Sex, money, infidelity? All of those stem from lack of proper communication (and all the crucial aspects of it) within the relationship. Even if he cheated, issues with him gambling or secretly spending way over the budget – the lack of communication still may be one-sided.
By not expressing, reflecting and communicating your thoughts, feelings, and emotions on where you stand with someone – you’re setting yourself up for not only possible disappointment, but a long road of struggle when overcoming hurdles in your relationships.[Related Read: 13 Vital Communication Skills That Will Save Your Relationship]
i don’t need your respect, and you don’t need mine
A genuinely good person knows how to simply be a good person – one who understands and shows respect for the significant other they invest in through both words and behavior. But that’s not to say some don’t have the mindset of, “I do what I want, and I don’t care if it hurts you.”
By not defining the relationship, it is saying there are no set standards or expectations as far as your emotional needs and desires being met, and ultimately respected. It’s important to make your needs known, him aware of your needs and you of his.
we don’t need to slap a label on it if we’re already good
First of all, that phrase puts defining a relationship under a negative light, and anyone who uses that terminology probably isn’t looking for exclusivity in the first place – let’s be real here. Because a “label” ultimately means “girlfriend” or “boyfriend“, which then to most means “settling” in all derived aspects of a relationship. Bottom-line is, some take the word settling negatively in terms of having to be monogamous and sacrificing their independence.
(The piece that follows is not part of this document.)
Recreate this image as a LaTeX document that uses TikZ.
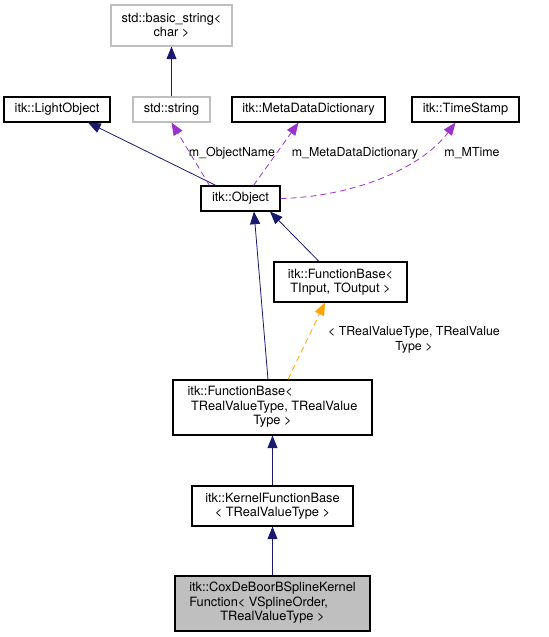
\documentclass[tikz,border=0pt]{standalone}
\usepackage{fontspec}
\setmainfont{TeX Gyre Heros}
\usepackage{xcolor}
\usepackage{tikz}
\usetikzlibrary{arrows.meta, calc}

\definecolor{inhblue}{HTML}{191970}
\definecolor{usepurple}{HTML}{9A32CD}
\definecolor{tmplorange}{HTML}{FFA500}
\definecolor{extgray}{HTML}{BFBFBF}

\newcommand{\lastline}[1]{\multicolumn{1}{@{}c@{}}{#1}}

\begin{document}
\begin{tikzpicture}[
        x=0.75pt, y=-0.75pt,
        font=\fontsize{9.6}{10.9}\selectfont,
        cls/.style={rectangle, draw=black, line width=0.8pt, inner sep=0pt, align=center},
        extcls/.style={cls, draw=extgray},
        inh/.style={-{Triangle[length=9.5pt, width=7.5pt]}, inhblue, line width=0.6pt},
        usage/.style={-{Triangle[length=9.5pt, width=7.5pt]}, usepurple, line width=0.6pt, dash pattern=on 4.5pt off 3pt},
        tmpl/.style={-{Triangle[length=9.5pt, width=7.5pt]}, tmplorange, line width=0.6pt, dash pattern=on 4.5pt off 3pt},
        lbl/.style={inner sep=0pt, align=center, font=\fontsize{9.3}{10.9}\selectfont}
    ]
        \useasboundingbox (0,0) rectangle (549,637);

        % Classes
        \node[extcls, minimum width=121*0.75pt, minimum height=41*0.75pt] (basicstr) at (171.5,25.5) {std::basic\_string<\\char >};
        \node[cls, minimum width=106*0.75pt, minimum height=25*0.75pt] (lightobj) at (57,109.5) {itk::LightObject};
        \node[extcls, minimum width=77*0.75pt, minimum height=25*0.75pt] (stdstring) at (171.5,109.5) {std::string};
        \node[cls, minimum width=153*0.75pt, minimum height=25*0.75pt] (metadict) at (308.5,109.5) {itk::MetaDataDictionary};
        \node[cls, minimum width=107*0.75pt, minimum height=25*0.75pt] (timestamp) at (465.5,109.5) {itk::TimeStamp};
        \node[cls, minimum width=79*0.75pt, minimum height=25*0.75pt] (object) at (240.5,198.5) {itk::Object};
        \node[cls, minimum width=133*0.75pt, minimum height=40*0.75pt] (fbinout) at (340.5,282) {itk::FunctionBase<\\ TInput, TOutput >};
        \node[cls, minimum width=199*0.75pt, minimum height=55*0.75pt] (fbreal) at (272.5,407.5)
            {\begin{tabular}{@{}l@{}}itk::FunctionBase<\\\ TRealValueType, TRealValue\\\lastline{Type >}\end{tabular}};
        \node[cls, minimum width=161*0.75pt, minimum height=40*0.75pt] (kernel) at (272.5,506) {itk::KernelFunctionBase\\< TRealValueType >};
        \node[cls, fill=extgray, minimum width=195*0.75pt, minimum height=55*0.75pt] (coxdeboor) at (272.5,603.5)
            {\begin{tabular}{@{}l@{}}itk::CoxDeBoorBSplineKernel\\Function< VSplineOrder,\\\lastline{TRealValueType >}\end{tabular}};

        % Inheritance
        \draw[inh] (stdstring) -- (basicstr);
        \draw[inh] ($(object.north)+(-24.5,0)$) -- ($(lightobj.south)+(31,0)$);
        \draw[inh] ($(fbinout.north)+(-21.5,0)$) -- ($(object.south)+(29.5,0)$);
        \draw[inh] ($(fbreal.north)+(-4.5,0)$) -- ($(object.south)+(13.5,0)$);
        \draw[inh] (kernel) -- (fbreal);
        \draw[inh] (coxdeboor) -- (kernel);

        % Template instance
        \draw[tmpl] ($(fbreal.north)+(15.5,0)$) -- ($(fbinout.south)+(-15.5,0)$);
        \node[lbl] (tmpllbl) at (414,340) {< TRealValueType, TRealValue\\Type >};

        % Members
        \draw[usage] ($(object.north)+(-31,0)$) -- (stdstring.south);
        \draw[usage] ($(object.north)+(13,0)$) -- ($(metadict.south)+(-10,0)$);
        \draw[usage] (object.east) .. controls (350,197) and (420,170) .. ($(timestamp.south)+(-10,0)$);
        \node[lbl] (namelbl) at (232,153) {m\_ObjectName};
        \node[lbl] (dictlbl) at (355,153) {m\_MetaDataDictionary};
        \node[lbl] (timelbl) at (472,153) {m\_MTime};

    \end{tikzpicture}
\end{document}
Here’s what I think: defining the relationship is a choice. It’s about having the ability to share, compromise and set mutual boundaries and expectations – so as in, yes, making the choice to remain monogamous, while understanding that a relationship isn’t simply all about you. But none of that means losing your sense of self, either.
Sure, there can be unhealthy boundaries and expectations (that of which destroy relationships and people’s perception of defining their relationships down the road), but its also about being open and allowing for change.
Defining the relationship is the way of verbally and definitively moving forward emotionally and mutually – not for “slapping on a label“.
i can’t exactly commit and don’t expect him to, either
I’ve heard this too many times to count, “He hasn’t told me he loves me, so I don’t know how where we are in the relationship.” Granted, those words are so easily spoken nowadays, actually expressing what and how you feel is much, much more difficult among relationships. Either way, verbal validation is still so much required and necessary in our emotionally driven lives.
It’s another way of showing commitment. Of course, words and actions need to be balanced, but everyone and their mother knows that too much of one and not the other just doesn’t cut it. I’m not saying to go throwing around I Love You left and right, it’s about maintaining clarity – verbal clarity – as far as your emotional intentions, and where you stand emotionally with that person. And if you simply can’t or refuse to talk about your stance in the relationship, it sounds like there may be the reluctance in commitment.